_What needs to be done_
Among the entries below, extract exactly the lines that run from the one with "Clone this chart in seaborn and matplotlib." through the one with "from matplotlib.patches import Rectangle", both ends included.

[Charts and diagrams as code]
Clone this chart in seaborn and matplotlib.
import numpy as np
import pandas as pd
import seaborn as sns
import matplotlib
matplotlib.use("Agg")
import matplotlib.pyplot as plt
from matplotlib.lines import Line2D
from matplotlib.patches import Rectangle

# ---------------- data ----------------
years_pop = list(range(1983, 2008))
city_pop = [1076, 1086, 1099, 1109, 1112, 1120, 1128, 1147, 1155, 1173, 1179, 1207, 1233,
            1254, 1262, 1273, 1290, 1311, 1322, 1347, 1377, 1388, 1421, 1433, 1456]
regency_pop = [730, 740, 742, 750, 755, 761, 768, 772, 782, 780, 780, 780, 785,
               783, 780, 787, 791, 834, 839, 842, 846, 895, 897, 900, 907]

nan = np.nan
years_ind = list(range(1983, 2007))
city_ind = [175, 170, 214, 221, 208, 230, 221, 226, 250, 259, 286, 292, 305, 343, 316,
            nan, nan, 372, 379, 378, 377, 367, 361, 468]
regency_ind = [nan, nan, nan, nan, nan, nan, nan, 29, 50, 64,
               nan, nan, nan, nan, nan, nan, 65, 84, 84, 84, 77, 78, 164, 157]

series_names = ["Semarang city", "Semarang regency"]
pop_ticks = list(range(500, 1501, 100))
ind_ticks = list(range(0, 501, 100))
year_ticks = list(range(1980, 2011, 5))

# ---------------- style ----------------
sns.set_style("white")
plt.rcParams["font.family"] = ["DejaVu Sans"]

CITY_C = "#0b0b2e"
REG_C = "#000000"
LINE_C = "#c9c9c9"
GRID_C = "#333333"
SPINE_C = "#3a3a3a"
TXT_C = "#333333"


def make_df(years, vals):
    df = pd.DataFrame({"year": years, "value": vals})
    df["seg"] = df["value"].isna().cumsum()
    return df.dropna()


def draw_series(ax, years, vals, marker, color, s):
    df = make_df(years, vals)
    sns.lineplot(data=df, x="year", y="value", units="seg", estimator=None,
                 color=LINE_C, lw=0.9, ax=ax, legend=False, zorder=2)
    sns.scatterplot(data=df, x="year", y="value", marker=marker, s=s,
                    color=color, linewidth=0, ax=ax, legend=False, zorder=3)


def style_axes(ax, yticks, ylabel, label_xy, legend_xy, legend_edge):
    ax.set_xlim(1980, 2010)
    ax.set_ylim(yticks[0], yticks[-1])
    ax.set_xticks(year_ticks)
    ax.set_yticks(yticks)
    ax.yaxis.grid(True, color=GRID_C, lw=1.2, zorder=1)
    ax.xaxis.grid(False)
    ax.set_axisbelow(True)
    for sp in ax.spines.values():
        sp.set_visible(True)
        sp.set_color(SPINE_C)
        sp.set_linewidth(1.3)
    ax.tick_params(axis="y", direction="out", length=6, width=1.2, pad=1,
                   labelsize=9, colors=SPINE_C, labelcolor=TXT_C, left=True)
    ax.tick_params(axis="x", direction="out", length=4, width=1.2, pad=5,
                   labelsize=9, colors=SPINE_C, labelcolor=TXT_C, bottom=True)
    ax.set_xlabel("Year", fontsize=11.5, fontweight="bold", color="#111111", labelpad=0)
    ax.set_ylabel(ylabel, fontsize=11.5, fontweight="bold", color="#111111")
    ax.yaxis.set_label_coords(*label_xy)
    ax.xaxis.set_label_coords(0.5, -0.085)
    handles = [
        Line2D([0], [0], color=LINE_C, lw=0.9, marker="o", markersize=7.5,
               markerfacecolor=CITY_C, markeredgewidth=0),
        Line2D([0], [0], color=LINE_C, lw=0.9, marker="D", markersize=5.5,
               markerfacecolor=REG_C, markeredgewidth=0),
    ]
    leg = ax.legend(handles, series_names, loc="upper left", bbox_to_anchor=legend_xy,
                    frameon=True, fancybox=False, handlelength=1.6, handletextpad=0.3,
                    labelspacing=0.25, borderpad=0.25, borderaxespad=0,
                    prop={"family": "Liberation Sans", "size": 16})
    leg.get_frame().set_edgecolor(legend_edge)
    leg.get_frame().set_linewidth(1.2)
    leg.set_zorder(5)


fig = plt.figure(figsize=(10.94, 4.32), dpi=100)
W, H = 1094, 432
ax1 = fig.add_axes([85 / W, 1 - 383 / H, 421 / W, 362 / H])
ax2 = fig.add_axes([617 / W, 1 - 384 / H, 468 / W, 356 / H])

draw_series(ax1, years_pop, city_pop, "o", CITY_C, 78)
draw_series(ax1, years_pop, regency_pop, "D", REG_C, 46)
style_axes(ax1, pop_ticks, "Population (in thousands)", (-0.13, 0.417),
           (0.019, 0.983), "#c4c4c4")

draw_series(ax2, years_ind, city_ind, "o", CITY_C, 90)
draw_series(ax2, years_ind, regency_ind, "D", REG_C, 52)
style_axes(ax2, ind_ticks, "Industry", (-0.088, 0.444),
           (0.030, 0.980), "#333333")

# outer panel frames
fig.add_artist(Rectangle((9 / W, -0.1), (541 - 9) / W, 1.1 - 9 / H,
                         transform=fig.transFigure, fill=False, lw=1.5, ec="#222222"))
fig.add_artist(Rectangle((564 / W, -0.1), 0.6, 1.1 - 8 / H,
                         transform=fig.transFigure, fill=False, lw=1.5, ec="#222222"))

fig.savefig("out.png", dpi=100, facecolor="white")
* * *
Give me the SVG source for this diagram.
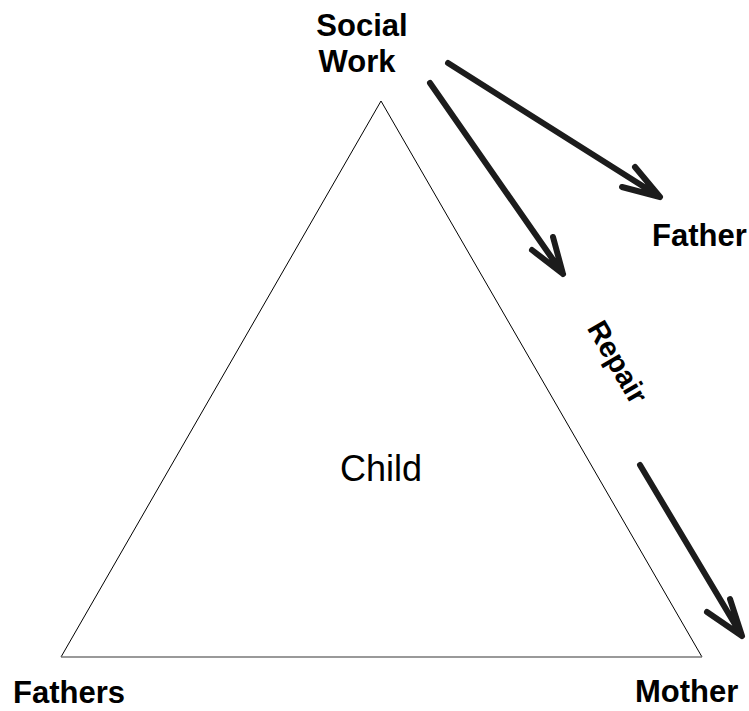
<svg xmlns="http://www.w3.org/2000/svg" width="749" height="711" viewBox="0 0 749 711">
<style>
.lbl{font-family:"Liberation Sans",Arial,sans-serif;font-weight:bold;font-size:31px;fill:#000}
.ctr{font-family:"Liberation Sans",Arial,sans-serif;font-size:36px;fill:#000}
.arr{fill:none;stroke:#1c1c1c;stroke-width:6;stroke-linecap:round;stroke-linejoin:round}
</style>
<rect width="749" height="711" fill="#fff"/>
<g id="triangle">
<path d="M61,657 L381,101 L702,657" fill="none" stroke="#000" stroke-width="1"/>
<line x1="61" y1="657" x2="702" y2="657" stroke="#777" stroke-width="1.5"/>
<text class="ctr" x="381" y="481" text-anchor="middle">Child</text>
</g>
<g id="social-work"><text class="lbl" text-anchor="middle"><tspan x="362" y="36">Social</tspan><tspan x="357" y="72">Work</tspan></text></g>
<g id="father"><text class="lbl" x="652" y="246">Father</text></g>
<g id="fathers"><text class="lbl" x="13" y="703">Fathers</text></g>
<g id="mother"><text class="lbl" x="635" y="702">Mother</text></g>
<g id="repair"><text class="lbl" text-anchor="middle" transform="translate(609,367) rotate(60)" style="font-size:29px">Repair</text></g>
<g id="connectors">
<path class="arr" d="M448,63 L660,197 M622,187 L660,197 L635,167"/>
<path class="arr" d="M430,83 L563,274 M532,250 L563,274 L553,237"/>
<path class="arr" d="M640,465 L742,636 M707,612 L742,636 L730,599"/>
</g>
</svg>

_Answer for the task_
Clone this chart in seaborn and matplotlib.
import numpy as np
import pandas as pd
import seaborn as sns
import matplotlib
matplotlib.use("Agg")
import matplotlib.pyplot as plt
from matplotlib.lines import Line2D
from matplotlib.patches import Rectangle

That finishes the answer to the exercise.